Мы поблагодарили и распрощались. Я уже направился к выходу, а Любиша Секерова немного задержалась. Оглянувшись, я увидел, что они о чем-то шепчутся. А в следующее мгновение девушка, красная от смущения, со счастливыми слезинками на светлых ресницах, стремительно подбежала ко мне, чмокнула в щеку и с такою же стремительностью побежала прочь от меня по длинному коридору, оглашая его своим звонким голосом.
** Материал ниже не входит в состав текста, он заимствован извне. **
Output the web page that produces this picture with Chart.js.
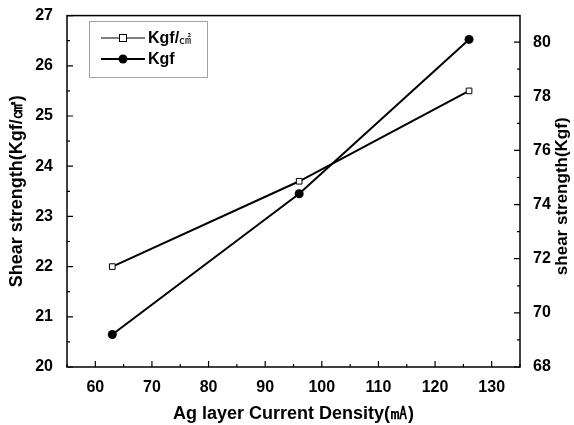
<!DOCTYPE html>
<html><head><meta charset="utf-8">
<script src="https://cdn.jsdelivr.net/npm/chart.js@4/dist/chart.umd.min.js"></script>
<style>html,body{margin:0;padding:0;background:#fff}#wrap{width:574px;height:425px}</style>
</head><body><div id="wrap"><canvas id="c" width="574" height="425"></canvas></div>
<script>
const currentDensity = [63, 96, 126];
const strengthArea = [22.0, 23.7, 25.5];
const strengthForce = [69.2, 74.4, 80.1];
const xTicks = [60, 70, 80, 90, 100, 110, 120, 130];
const leftTicks = [20, 21, 22, 23, 24, 25, 26, 27];
const rightTicks = [68, 70, 72, 74, 76, 78, 80];
const seriesNames = ['Kgf/㎠', 'Kgf'];
const rightTitle = 'shear strength(Kgf)';

const FONT = '"Liberation Sans", Arial, sans-serif';

const inTicks = {
  id: 'inTicks',
  afterDraw(chart) {
    const ctx = chart.ctx, a = chart.chartArea;
    const x = chart.scales.x, yl = chart.scales.y, yr = chart.scales.y2;
    ctx.save();
    ctx.strokeStyle = '#000';
    ctx.lineWidth = 1.5;
    ctx.strokeRect(a.left, a.top, a.right - a.left, a.bottom - a.top);
    ctx.lineWidth = 1.2;
    ctx.beginPath();
    for (let v = 55; v <= 135; v += 5) {
      const p = x.getPixelForValue(v);
      const len = (v % 10 === 0) ? 6 : 3;
      ctx.moveTo(p, a.bottom); ctx.lineTo(p, a.bottom - len);
    }
    for (let v = 20; v <= 27; v += 0.5) {
      const p = yl.getPixelForValue(v);
      const len = (Math.abs(v - Math.round(v)) < 1e-6) ? 6 : 3;
      ctx.moveTo(a.left, p); ctx.lineTo(a.left + len, p);
    }
    for (let v = 68; v <= 80; v += 1) {
      const p = yr.getPixelForValue(v);
      const len = (v % 2 === 0) ? 6 : 3;
      ctx.moveTo(a.right, p); ctx.lineTo(a.right - len, p);
    }
    ctx.stroke();

    // right axis title (reads bottom-to-top)
    ctx.save();
    ctx.translate(562, (a.top + a.bottom) / 2 + 5);
    ctx.rotate(-Math.PI / 2);
    ctx.font = 'bold 17px ' + FONT;
    ctx.fillStyle = '#000';
    ctx.textAlign = 'center';
    ctx.textBaseline = 'middle';
    ctx.fillText(rightTitle, 0, 0);
    ctx.restore();

    // legend box
    const bx = 89, by = 21, bw = 118, bh = 56;
    ctx.setLineDash([1, 1]);
    ctx.lineWidth = 1;
    ctx.strokeStyle = '#444';
    ctx.strokeRect(bx + 0.5, by + 0.5, bw, bh);
    ctx.setLineDash([]);
    const rows = [by + 17, by + 38];
    chart.data.datasets.forEach((ds, i) => {
      const ry = rows[i];
      ctx.strokeStyle = '#000';
      ctx.lineWidth = i === 0 ? 1.2 : 2;
      ctx.beginPath(); ctx.moveTo(101, ry); ctx.lineTo(145, ry); ctx.stroke();
      if (i === 0) {
        ctx.fillStyle = '#fff'; ctx.lineWidth = 1;
        ctx.fillRect(119, ry - 4, 8, 8); ctx.strokeRect(119.5, ry - 3.5, 7, 7);
      } else {
        ctx.fillStyle = '#000';
        ctx.beginPath(); ctx.arc(123, ry, 4.5, 0, Math.PI * 2); ctx.fill();
      }
      ctx.fillStyle = '#000';
      ctx.font = 'bold 16px ' + FONT;
      ctx.textBaseline = 'middle';
      ctx.textAlign = 'left';
      if (i === 0) {
        ctx.fillText('Kgf/', 148, ry + 1);
        const w = ctx.measureText('Kgf/').width;
        ctx.font = '12px "Noto Sans CJK KR"';
        ctx.fillText('㎠', 148 + w, ry + 1);
      } else {
        ctx.fillText(ds.label, 148, ry + 1);
      }
    });
    ctx.restore();
  }
};

new Chart(document.getElementById('c'), {
  type: 'line',
  data: {
    datasets: [
      {
        label: seriesNames[0],
        data: currentDensity.map((x, i) => ({ x, y: strengthArea[i] })),
        yAxisID: 'y',
        borderColor: '#000', borderWidth: 2,
        pointStyle: 'rect', pointRadius: 4, pointBackgroundColor: '#fff',
        pointBorderColor: '#000', pointBorderWidth: 1,
        tension: 0
      },
      {
        label: seriesNames[1],
        data: currentDensity.map((x, i) => ({ x, y: strengthForce[i] })),
        yAxisID: 'y2',
        borderColor: '#000', borderWidth: 2,
        pointStyle: 'circle', pointRadius: 4.5, pointBackgroundColor: '#000',
        pointBorderColor: '#000', pointBorderWidth: 0,
        tension: 0
      }
    ]
  },
  options: {
    responsive: false,
    animation: false,
    devicePixelRatio: 1,
    layout: { padding: { top: 15, left: 0, right: 0, bottom: 0 } },
    plugins: { legend: { display: false }, tooltip: { enabled: false } },
    scales: {
      x: {
        type: 'linear', min: 55, max: 135,
        afterBuildTicks: s => { s.ticks = xTicks.map(v => ({ value: v })); },
        afterFit: s => { s.height = 58; },
        grid: { display: false },
        border: { display: false },
        ticks: { color: '#000', font: { family: FONT, size: 16, weight: 'bold' }, padding: 3, maxRotation: 0 },
        title: { display: true, text: 'Ag layer Current Density(㎃)', color: '#000', font: { family: FONT, size: 18, weight: 'bold' }, padding: { top: 4, bottom: 0 } }
      },
      y: {
        type: 'linear', position: 'left', min: 20, max: 27,
        afterBuildTicks: s => { s.ticks = leftTicks.map(v => ({ value: v })); },
        afterFit: s => { s.width = 67; },
        grid: { display: false },
        border: { display: false },
        ticks: { color: '#000', font: { family: FONT, size: 16, weight: 'bold' }, padding: 6 },
        title: { display: true, text: 'Shear strength(Kgf/㎠)', color: '#000', font: { family: FONT, size: 18, weight: 'bold' }, padding: { top: 6, bottom: 4 } }
      },
      y2: {
        type: 'linear', position: 'right', min: 68, max: 80.98,
        afterBuildTicks: s => { s.ticks = rightTicks.map(v => ({ value: v })); },
        afterFit: s => { s.width = 54; },
        grid: { display: false },
        border: { display: false },
        ticks: { color: '#000', font: { family: FONT, size: 16, weight: 'bold' }, padding: 5 },
        title: { display: false }
      }
    }
  },
  plugins: [inTicks]
});
</script>
</body></html>
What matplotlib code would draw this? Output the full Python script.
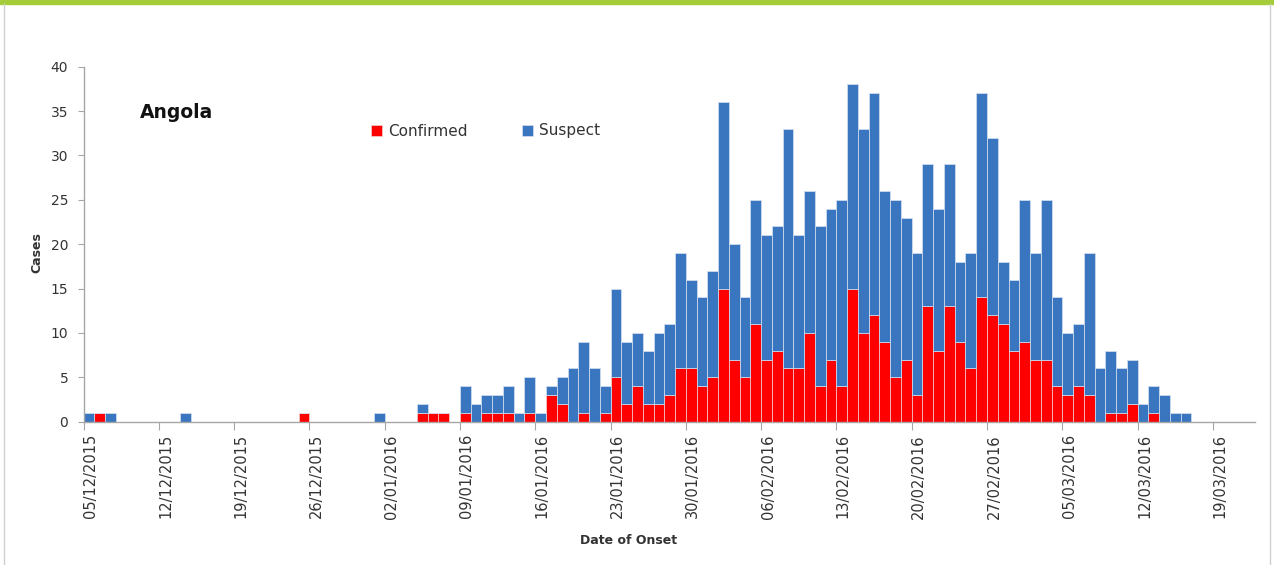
# Angola - cases by date of onset

import pandas as pd
import numpy as np
import matplotlib
matplotlib.use('Agg')
import matplotlib.pyplot as plt
import matplotlib.dates as mdates
import matplotlib.transforms as mtransforms
from matplotlib.patches import Rectangle
from matplotlib.lines import Line2D

# Data (one value per day, from 05/12/2015 to 16/03/2016)
onset_dates = pd.date_range('2015-12-05', '2016-03-16', freq='D')

confirmed = [0, 1, 0, 0, 0, 0, 0,
             0, 0, 0, 0, 0, 0, 0,
             0, 0, 0, 0, 0, 0, 1,
             0, 0, 0, 0, 0, 0, 0,
             0, 0, 0, 1, 1, 1, 0,
             1, 0, 1, 1, 1, 0, 1,
             0, 3, 2, 0, 1, 0, 1,
             5, 2, 4, 2, 2, 3, 6,
             6, 4, 5, 15, 7, 5, 11,
             7, 8, 6, 6, 10, 4, 7,
             4, 15, 10, 12, 9, 5, 7,
             3, 13, 8, 13, 9, 6, 14,
             12, 11, 8, 9, 7, 7, 4,
             3, 4, 3, 0, 1, 1, 2,
             0, 1, 0, 0, 0]

suspect = [1, 0, 1, 0, 0, 0, 0,
           0, 0, 1, 0, 0, 0, 0,
           0, 0, 0, 0, 0, 0, 0,
           0, 0, 0, 0, 0, 0, 1,
           0, 0, 0, 1, 0, 0, 0,
           3, 2, 2, 2, 3, 1, 4,
           1, 1, 3, 6, 8, 6, 3,
           10, 7, 6, 6, 8, 8, 13,
           10, 10, 12, 21, 13, 9, 14,
           14, 14, 27, 15, 16, 18, 17,
           21, 23, 23, 25, 17, 20, 16,
           16, 16, 16, 16, 9, 13, 23,
           20, 7, 8, 16, 12, 18, 10,
           7, 7, 16, 6, 7, 5, 5,
           2, 3, 3, 1, 1]

tick_dates = pd.date_range('2015-12-05', '2016-03-19', freq='7D')
y_ticks = [0, 5, 10, 15, 20, 25, 30, 35, 40]

# Colours
red = '#ff0000'
blue = '#3a75bf'
text_col = '#333333'
axis_col = '#a6a6a6'

fig = plt.figure(figsize=(12.74, 5.65), dpi=100)
ax = fig.add_axes([83.5 / 1274, 1 - 421.7 / 565, (1255 - 83.5) / 1274, (421.7 - 66.7) / 565])

conf = np.array(confirmed)
susp = np.array(suspect)
ax.bar(onset_dates, conf, width=1, align='edge', color=red,
       edgecolor='#f3d0d0', linewidth=0.5, label='Confirmed')
ax.bar(onset_dates, susp, width=1, align='edge', bottom=conf, color=blue,
       edgecolor='#d6e2f2', linewidth=0.5, label='Suspect')

ax.set_ylim(0, 40)
ax.set_yticks(y_ticks)
ax.set_xlim(pd.Timestamp('2015-12-05'), pd.Timestamp('2016-03-22 22:00'))
ax.set_xticks(tick_dates)
ax.xaxis.set_major_formatter(mdates.DateFormatter('%d/%m/%Y'))

for s in ['top', 'right']:
    ax.spines[s].set_visible(False)
for s in ['left', 'bottom']:
    ax.spines[s].set_color(axis_col)
    ax.spines[s].set_linewidth(1.0)
ax.tick_params(axis='y', length=4, color=axis_col, labelsize=10, labelcolor=text_col, pad=7)
ax.tick_params(axis='x', length=6, color=axis_col, labelsize=10.5, labelcolor=text_col, pad=3,
               labelrotation=90)

# labels sit a little right of their ticks, as in Excel
shift = mtransforms.ScaledTranslation(7 / 100, 0, fig.dpi_scale_trans)
for tick in ax.xaxis.get_major_ticks():
    tick.label1.set_transform(tick.label1.get_transform() + shift)

fig.text(37 / 1274, 1 - 253 / 565, 'Cases', rotation=90, ha='center', va='center',
         fontsize=9, fontweight='bold', color=text_col)
fig.text(629 / 1274, 1 - 540 / 565, 'Date of Onset', ha='center', va='center',
         fontsize=9, fontweight='bold', color=text_col)
fig.text(140 / 1274, 1 - 113 / 565, 'Angola', ha='left', va='center',
         fontsize=13.5, fontweight='bold', color='#111111')

ax.legend(loc='center left', bbox_to_anchor=(371 / 1274, 1 - 131 / 565),
          bbox_transform=fig.transFigure, ncol=2, frameon=False,
          fontsize=11, handlelength=0.75, handleheight=0.75, handletextpad=0.4,
          columnspacing=3.5, borderpad=0, borderaxespad=0, labelcolor=text_col)

# page decoration: green strip on top, thin panel border
fig.patches.append(Rectangle((0, 1 - 4 / 565), 1, 4 / 565, transform=fig.transFigure,
                             color='#a5cd39', zorder=0))
fig.lines.append(Line2D([4 / 1274, 4 / 1274], [0, 1 - 4 / 565], transform=fig.transFigure,
                        color='#d0d0d0', linewidth=1))
fig.lines.append(Line2D([1270 / 1274, 1270 / 1274], [0, 1 - 4 / 565], transform=fig.transFigure,
                        color='#d0d0d0', linewidth=1))

plt.savefig('out.png', dpi=100)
Она только сейчас узнала, что рассказывала о подробностях боя одному из его участников. Глядя на ее маленькую, быстро удаляющуюся фигурку, я подумал в ту минуту: «Если б не было у меня на земле других волнующих встреч, то ради одной этой стоило бы приехать в страну, навеки ставшую родной и близкой».

Камендин — Каменин

Может быть, более всего мне хотелось побывать в этом селе. Часами мы склонялись над картой Чехословакии, отыскивая его. Я говорю «Камендин», а хозяева решительно утверждают, что нет такого в их стране. Я называю реку Грон, к которой прижалось памятное многим моим однополчанам селение, шарю пальцем по тонкой синей линии, но Камендина не нахожу, и на меня уже смотрят недоверчиво: не перепутал ли? Но погодите ж, а это что, Каменин? Это же словацкое название Камендина! Мы радостно хохочем, а уже через час в дороге, в сердце моем сызнова поселяется тревога: а вдруг не то? От Братиславы до Каменина сотни верст — не ближний свет.

О сомнениях своих, однако, помалкиваю: что будет, то и будет.

Но вот еще издали узнаю очертания большого села, острой занозой засевшего в памяти моих фронтовых побратимов — тех, разумеется, кто остался живым после трагедии, разыгравшейся в районе доселе неведомого населенного пункта. Здесь сложили свои головы командир моего полка полковник Ходжаев, зам полит подполковник Воронцов и много других солдат и офицеров нашей дивизии; многие дошли сюда из-под самого Сталинграда, многим было присвоено звание Героя Советского Союза за Сталинград, за Курскую дугу, за Днепр, за Днестр, за Прут, за Тиссу, но никому за Грон, хотя после Волги и Днепра тут были, пожалуй, самые тяжкие для дивизии бои.